Wednesday, February 09, 2005

Beacon No. 22: "We Have Unilaterally Disarmed."


David M. Abshire, president of the Center for the Study of the Presidency, visited USC's Center on Public Diplomacy last Thursday and a breakfast audience of about 40 got the benefit of his roughly six decades in public life.

Much of that life has been spent thinking big thoughts; in 1962, for instance, he co-founded the Center for Strategic and International Studies and remains on its board. He's been a resume god ever since his teens: West Point '51, platoon leader in Korea, Georgetown history Ph.D. in '59, Assistant Secretary of State for Congressional Relations '70-'73, chairman of the U.S. Board for International Broadcasting, member of the Foreign Intelligence Advisory Board, ambassador to NATO, author of at least nine books, and so on into the present.

Dr. Abshire was on campus to talk about public diplomacy and worries about the current state of U.S. soft power, saying that by shutting down the U.S. Information Agency "we have unilaterally disarmed" in the global war of ideas.

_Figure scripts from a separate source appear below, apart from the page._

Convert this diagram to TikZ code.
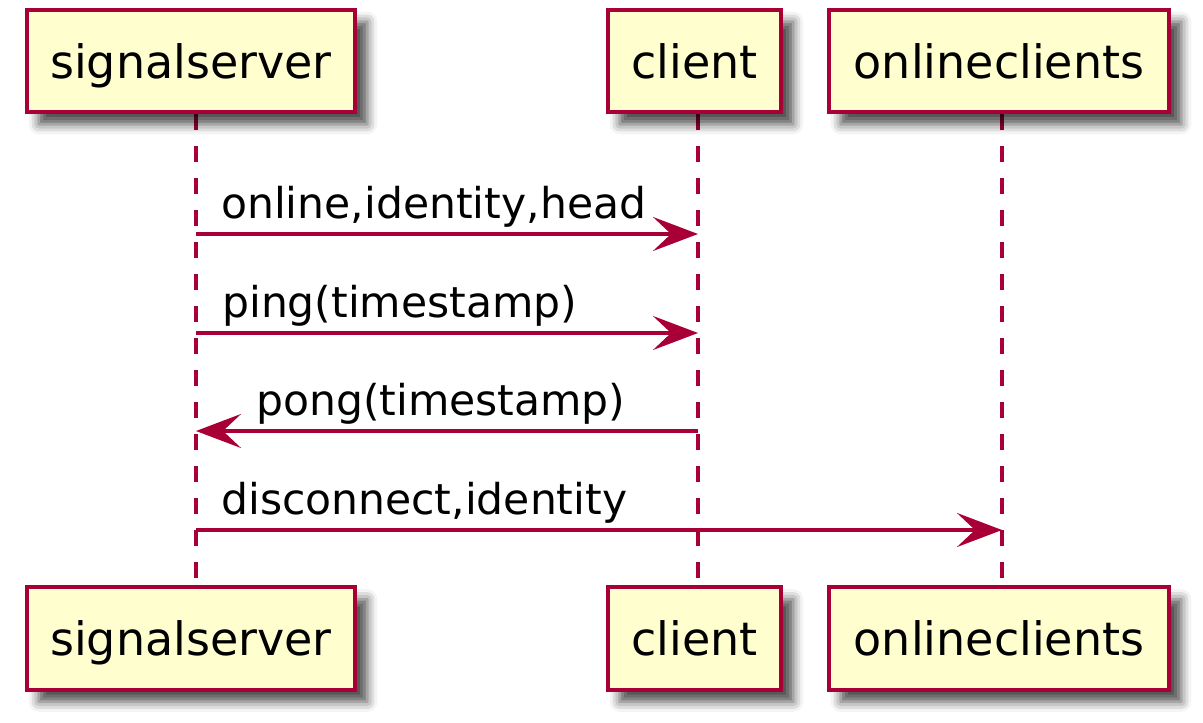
\documentclass[tikz,border=0pt]{standalone}
\usepackage{fontspec}
\setmainfont{DejaVu Sans}
\usetikzlibrary{arrows.meta, positioning, calc, shadows.blur, backgrounds}
\definecolor{umlred}{HTML}{A80036}
\definecolor{umlfill}{HTML}{FEFECE}

\begin{document}
\begin{tikzpicture}[
    x=1pt, y=-1pt,
    participant/.style={
        rectangle,
        minimum width=#1,
        minimum height=102.6pt,
        inner sep=0pt,
        text depth=0pt,
        text centered,
        draw=umlred,
        line width=4pt,
        fill=umlfill,
        font=\fontsize{46}{55}\selectfont,
        blur shadow={shadow xshift=12pt, shadow yshift=-12pt, shadow blur radius=10pt, shadow opacity=70}
    },
    lifeline/.style={
        umlred,
        line width=3.2pt,
        dash pattern=on 16pt off 16pt
    },
    msg/.style={
        umlred,
        line width=3.2pt,
        -{Stealth[length=45pt, width=34pt, inset=18pt]}
    },
    msglabel/.style={
        font=\fontsize{42.5}{50}\selectfont,
        anchor=base west,
        inner sep=0pt
    }
]
\useasboundingbox (0,0) rectangle (1203,723);

% Participants (top)
\node (sigtop) [participant=328.5pt] at (191,61) {signalserver};
\node (clitop) [participant=173.6pt] at (694.5,61) {client};
\node (onltop) [participant=340.6pt] at (999,61) {onlineclients};

% Participants (bottom)
\node (sigbot) [participant=328.5pt] at (191,638.5) {signalserver};
\node (clibot) [participant=173.6pt] at (694.5,638.5) {client};
\node (onlbot) [participant=340.6pt] at (999,638.5) {onlineclients};

% Lifelines
\coordinate (sigx) at (196,0);
\coordinate (clix) at (698,0);
\coordinate (onlx) at (1002,0);
\begin{scope}[on background layer]
\draw [lifeline] (sigx |- sigtop.south) -- (sigx |- sigbot.north);
\draw [lifeline] (clix |- clitop.south) -- (clix |- clibot.north);
\draw [lifeline] (onlx |- onltop.south) -- (onlx |- onlbot.north);
\end{scope}

% Message ends
\coordinate (m1s) at (sigx |- 0,234);
\coordinate (m1e) at (clix |- 0,234);
\coordinate (m2s) at (sigx |- 0,333);
\coordinate (m2e) at (clix |- 0,333);
\coordinate (m3s) at (clix |- 0,431);
\coordinate (m3e) at (sigx |- 0,431);
\coordinate (m4s) at (sigx |- 0,530);
\coordinate (m4e) at (onlx |- 0,530);

% Messages
\draw [msg] (m1s) -- (m1e);
\draw [msg] (m2s) -- (m2e);
\draw [msg] (m3s) -- (m3e);
\draw [msg] (m4s) -- (m4e);

% Labels
\node (l1) [msglabel] at ($(m1s)+(25,-16)$) {online,identity,head};
\node (l2) [msglabel] at ($(m2s)+(26,-16)$) {ping(timestamp)};
\node (l3) [msglabel] at ($(m3e)+(60,-16)$) {pong(timestamp)};
\node (l4) [msglabel] at ($(m4s)+(25,-16)$) {disconnect,identity};

\end{tikzpicture}
\end{document}
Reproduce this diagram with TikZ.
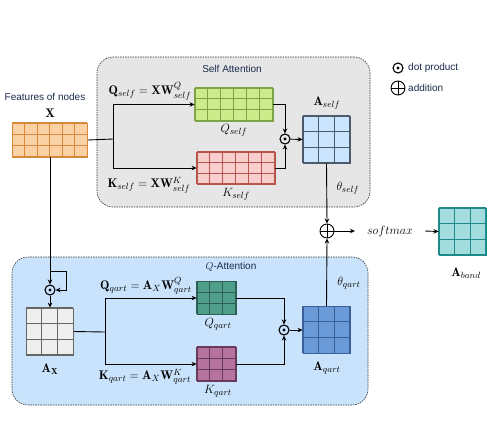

He would seem to be very much on the side of those calling for a restoration of the USIA, as he thinks the USIA's journalistic culture clashed with the culture taught to Foreign Service officers.

My apologies for devoting so little space to Dr. Abshire's roughly 75-minute discussion.

ON THE NEW ADMINISTRATION: Condoleezza Rice may lead the way for the State Department to get back to being the lead agency in foreign policy. Abshire is encouraged by the president's stated willingness to listen to ideas on Social Security reform, as expressed in the State of the Union address, and thinks the president is basically a "person of tolerance" who will learn from previous foreign-policy mistakes.

ON THE PRESIDENT'S INAUGURAL ADDRESS: Great ideas, but we don't have the machinery to carry them out right now. U.S. language proficiency is "atrocious," knowledge of other countries and cultures is poor, and our translation programs "need to be completely rebuilt."

RADIO SAWA AND AL-HURRA: "A step forward."

DR. ABSHIRE'S BIG IDEA: With former ambassador to Syria and Israel Ed Djerejian, Abshire is contemplating a 501(c)(3) Corps for Public Diplomacy that would include both public- and private-sector leaders interested in helping U.S. cultural exports find their way overseas. Hardly an unabashed fan of U.S. entertainment—he says "what we convey is not the best of America" and finds "much that would bother me for my grandchildren growing up as well as an observant Muslim"—Abshire nonetheless eyes the success of U.S. exports of video games, books and Sesame Street as role models for the future.

PUBLIC ENEMY NUMBER ONE: The American tendency toward exceptionalism. This thought that America is special or destined or above it all tends to make the U.S. hated abroad, and humility would be a big help to U.S. soft power.

QUOTES HE LIKES: "History does not repeat itself, but it rhymes," which he attributes to Twain. Napoleon, on how psychological factors are three times as important as armies in war. FDR on how "the way to gain a friend is to be a friend."